Janelle Monáe revolutioniert die Rolle der Frauen im Popgeschäft, sagen die einen. Die anderen halten dagegen, dass Monáe ja wohl viel eher die Rollenbilder der Schwarzen im Popgeschäft durcheinanderwirbele. Gänzlich unpolitische Geister interessieren sich lieber für ihre Musik - doch auch auf dem Gebiet ist immer wieder vom Umsturz die Rede. Die ganze Aufregung brach sich, wohlgemerkt, schon vor Erscheinen von Monáes Debütalbum "The Archandroid" Bahn. Aber ist sie auch berechtigt? Jetzt, mit der Veröffentlichung der Platte, lässt sich sagen: ja. ~ Sabine Metzger (teleschau) aufklappen »
Schon der Schritt, zum Debüt ein Konzeptalbum zu veröffentlichen, ist ziemlich mutig. Und dann auch noch eines, das auf alten Science-Fiction-Büchern von Philip K. Dick und Isaac Asimov ebenso basiert wie auf Fritz Langs Stummfilm-Klassiker "Metropolis". Die ganze verquickte Storyline auszubreiten würde zu viel Raum fordern, deshalb hier die Kurzfassung: Im Metropolis des Jahres 2719 lebt der Android Cindi Mayweather. Verbotenerweise verliebt Cindi sich in einen Menschen, Anthony Greendown. Da Beziehungen zwischen Menschen und Androiden verboten sind, muss Cindi fliehen - das Album begleitet sie dabei.

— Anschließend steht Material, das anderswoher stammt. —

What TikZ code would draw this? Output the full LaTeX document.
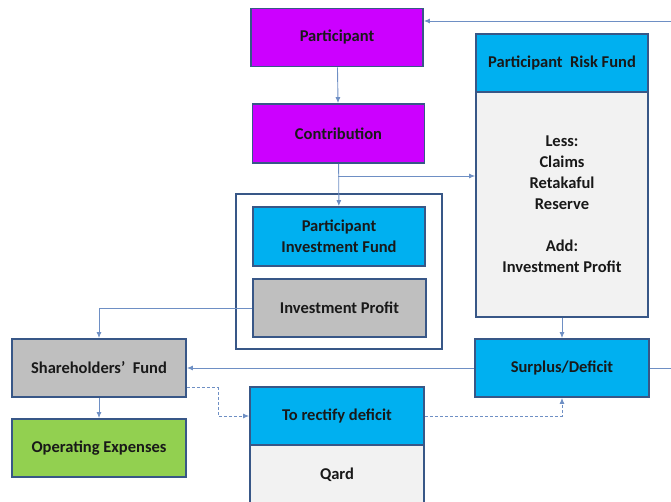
\documentclass[tikz,border=0pt]{standalone}
\usepackage{fontspec}
\setmainfont{Carlito}
\usetikzlibrary{arrows.meta,positioning,calc}
\definecolor{boxline}{RGB}{56,87,135}
\definecolor{connline}{RGB}{110,143,196}
\definecolor{violetfill}{RGB}{204,0,255}
\definecolor{bluefill}{RGB}{0,176,240}
\definecolor{greyfill}{RGB}{191,191,191}
\definecolor{palefill}{RGB}{242,242,242}
\definecolor{greenfill}{RGB}{146,208,80}

\begin{document}
\begin{tikzpicture}[x=1pt,y=-1pt,>={Latex[length=6pt,width=5pt]},
  font=\fontsize{16.5}{21}\selectfont\bfseries,
  fbox/.style={draw=boxline,line width=1.8pt,minimum width=172pt,minimum height=58pt,align=center,text=black!90,inner sep=0pt},
  conn/.style={draw=connline,line width=0.9pt,->},
  dconn/.style={conn,dash pattern=on 3pt off 2pt}]
\useasboundingbox (0,0) rectangle (671,502);
% left column of the flow
\node[fbox,minimum width=206pt,minimum height=155pt,fill=white] (frame) at (339,271.5) {};
\node[fbox,fill=violetfill] (part) at (337,37.5) {Participant};
\node[fbox,fill=violetfill,minimum height=59pt] (contr) at (338.5,133.5) {Contribution};
\node[fbox,fill=bluefill,minimum height=59pt] (pif) at (339,236.5) {Participant\\Investment Fund};
\node[fbox,fill=greyfill,minimum width=173pt] (ipro) at (339.5,308) {Investment Profit};
% risk fund
\node[fbox,fill=palefill,minimum height=225pt] (prfbody) at (562,204.5) {Less:\\Claims\\Retakaful\\Reserve\\[21pt]Add:\\Investment Profit};
\node[fbox,fill=bluefill] (prf) at (562,63) {Participant~ Risk Fund};
\node[fbox,fill=bluefill,minimum width=174pt] (sd) at (562,368) {Surplus/Deficit};
% shareholders
\node[fbox,fill=greyfill,minimum width=174pt] (sf) at (99,368) {Shareholders’~ Fund};
\node[fbox,fill=greenfill,minimum width=174pt] (opex) at (99,448) {Operating Expenses};
\node[fbox,fill=palefill,minimum width=174pt,minimum height=60pt] (qard) at (337,475) {Qard};
\node[fbox,fill=bluefill,minimum width=174pt] (rect) at (337,416) {To rectify deficit};
% connectors
\coordinate (split) at (338,176);
\coordinate (loop) at (700,21);
\coordinate (sfd) at ($(sf.south east)+(0,-10)$);
\coordinate (dk) at (218,416);
\draw[conn] (part) -- (contr);
\draw[conn] (contr) -- (pif);
\draw[conn] (split) -- (split -| prfbody.west);
\draw[conn] (ipro.west) -| (sf.north);
\draw[conn] (sf) -- (opex);
\draw[conn] (prfbody) -- (sd);
\draw[conn] (sd) -- (sf);
\draw[conn] (sd.east) -| (loop) -- (loop -| part.east);
\draw[dconn] (sfd) -| (dk) -- (rect.west);
\draw[dconn] (rect.east) -| (sd.south);
\end{tikzpicture}
\end{document}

Dieses "Emotion Picture", wie Monáe ihre Platte nennt, sprengt dabei Genregrenzen. Ganz so, wie Cindi Mayweather durch ihre Liebe die Grenzen zwischen den Spezies Mensch und Maschine sprengt - aber gleichzeitig viel weniger dramatisch. Stattdessen verflicht Monáe leichtfüßig und fast schon beiläufig Funk mit HipHop, Klassik, Folk, Soul und Pop.
Besonders bemerkenswert dabei: Ihre Stimme macht das alles anstandslos mit. Ob sie sich in der psychedelischen Ballade "Sir Greendown" schwelgerischen Tönen hingibt, in "Oh, Maker" vom Folk zum Soul und wieder zurück wandert oder für "Come Alive" den Punk auspackt - nie wirkt sie bemüht. Die Wandelbarkeit ihrer Stimme ist Monáes größtes Kapital. Vielleicht.
Denn schließlich ist da noch ihr Songwriting-Talent. Monáe hat 17 der 18 Songs auf "The Archandroid" größtenteils selbst geschrieben. Dabei hatte sie nicht nur ein gutes Ohr für die Arrangements und die unterschiedlichen Färbungen der Musik, sondern sie wusste auch ganz genau, wann ein Lied sanft in das nächste übergehen sollte und wann eine schrille 180-Grad-Kehre erlaubt ist. Ebenso gut ihr Gespür dafür, wann ein Song durch einen Partner gewinnt (etwa die James-Brown-eske Single "Tightrope" mit Big Boi oder das bonbonbunte "Make The Bus" mit Of Montreal), und wann sie alleine stehen sollte.
Alles in allem ist "The Archandroid" mit seiner Gratwanderung zwischen den Genres, mit den mannigfaltigen Anspielungen auf Science-Fiction-Klassiker und einem sehr eigenen Konzept tatsächlich eine Revolution. Die kann den Hörer im wahrsten Sinne des Wortes überwältigen. Gleichzeitig aber sorgt diese Mehrdimensionalität dafür, dass das Album auch beim x-ten Anhören nie langweilig wird. In den verwinkelten Straßen von Metropolis gibt es noch eine Menge zu entdecken.